Ciò non vuol dire che non si debba avere un giudizio chiaro su governi e regimi, semplicemente bisogna considerare tutti i fattori in gioco e saper trovare una strada che porti all’obiettivo del bene comune. E’ per questo che, ad esempio, l’Italia ha avuto da sempre – centro, sinistra o destra che sia – un atteggiamento di apertura e dialogo verso la Libia di Gheddafi. Come non ricordare ad esempio il pubblico “grazie” di Gheddafi a Romano Prodi, allora presidente della Commissione Europea, nel settembre 2004 quando i 25 paesi membri della Ue (tutti e 25) decisero di cancellare l’embargo totale nella vendita di armi alla Libia andando ben oltre la proposta italiana di una “revoca parziale dell’embargo militare”. O l’anticamera del ministro degli Esteri Massimo D’Alema nell’estate del 2009 davanti alla tenda del raìs libico piantata a Villa Pamphili per poter trattare sul controllo della migrazione. Ma allo stesso modo si potrebbe risalire ai rapporti preferenziali del governo Craxi-Andreotti (già ricordati su queste colonne) e a quelli del governo del “compromesso storico” negli anni ’70.

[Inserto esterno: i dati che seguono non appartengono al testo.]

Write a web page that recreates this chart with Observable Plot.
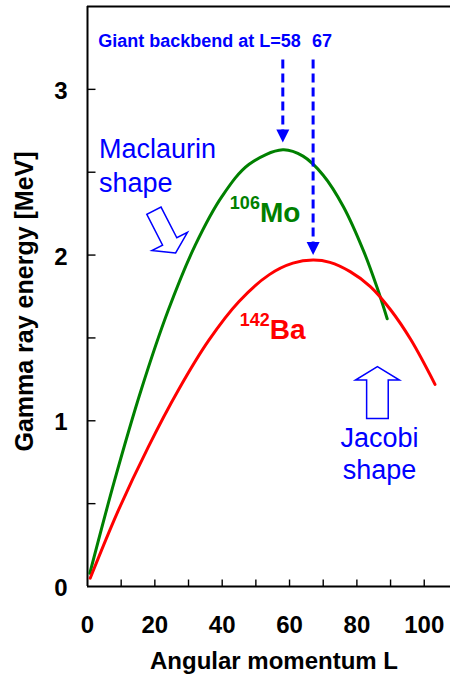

Per questo appare ora patetico cercare di cancellare la storia come hanno appena fatto al palazzo del Consiglio d’Europa dove, riferisce il corrispondente da Bruxelles della Stampa, Marco Zatterin, è stata fatta sparire in tutta fretta dalla "galleria degli incontri" una foto della visita a Bruxelles di Gheddafi, che ritrae il leader libico con l’ex rappresentante della politica estera europea Javier Solana. Patetico, e anche indecoroso, quando si vuole riscrivere la storia facendo ricadere sull’ultimo che l’ha incontrato, la responsabilità di 40 anni di nefandezze di Gheddafi.

Rispetto a chi, rappresentanti di governi, ha avuto relazioni e firmato trattati con Gheddafi è invece ben diversa la situazione di chi in questo quarantennio ha sostenuto Gheddafi anche per fini ideologici o dandogli riconoscimenti assolutamente non necessari. Come documenteremo nei prossimi giorni, va anche ricordato che negli anni della Guerra Fredda e non solo, Gheddafi era acclamato a livello internazionale come un campione dell’anti-imperialismo. E non è certo un caso unico: alle Conferenze internazionali dell’Onu dittatori come Fidel Castro, Robert Mugabe e Hugo Chavez (che a Gheddafi nulla hanno da invidiare) sono sempre stati invitati e accolti come delle star e tributati anche di standing ovation da parte di tutti i delegati, rappresentanti dei paesi occidentali compresi.

La Libia di Gheddafi che viene eletta nel Consiglio Onu dei diritti umani è la logica conseguenza di questa complicità ideologica, che non interessa solo Gheddafi. Nella stessa seduta del maggio 2010 sono stati eletti anche Angola, Mauritania, Qatar, Uganda e Thailandia, tutti paesi per cui le organizzazioni per i diritti umani hanno espresso dure proteste.

Ma tornando alla Libia, non si deve neanche dimenticare che tra i riconoscimenti certamente non necessari ci sta anche la nomina della figlia di Gheddafi, Aicha, ad “Ambasciatore di buona volontà dell’UNDP” (il Programma delle Nazioni Unite per lo Sviluppo): era soltanto il luglio 2009, e l’allora rappresentante UNDP in Libia, l’australiano Brian Gleeson, a una cerimonia ufficiale a Tripoli si dichiarava “onorato” di poter dare questo annuncio.

Sull’onda degli avvenimenti di questi giorni, il titolo di ambasciatore Onu ad Aicha è stato ritirato ieri, ma questo rende ancora più intollerabile l’ipocrisia di chi finge di scandalizzarsi oggi di cose che ben conosceva – e sosteneva - anche ieri.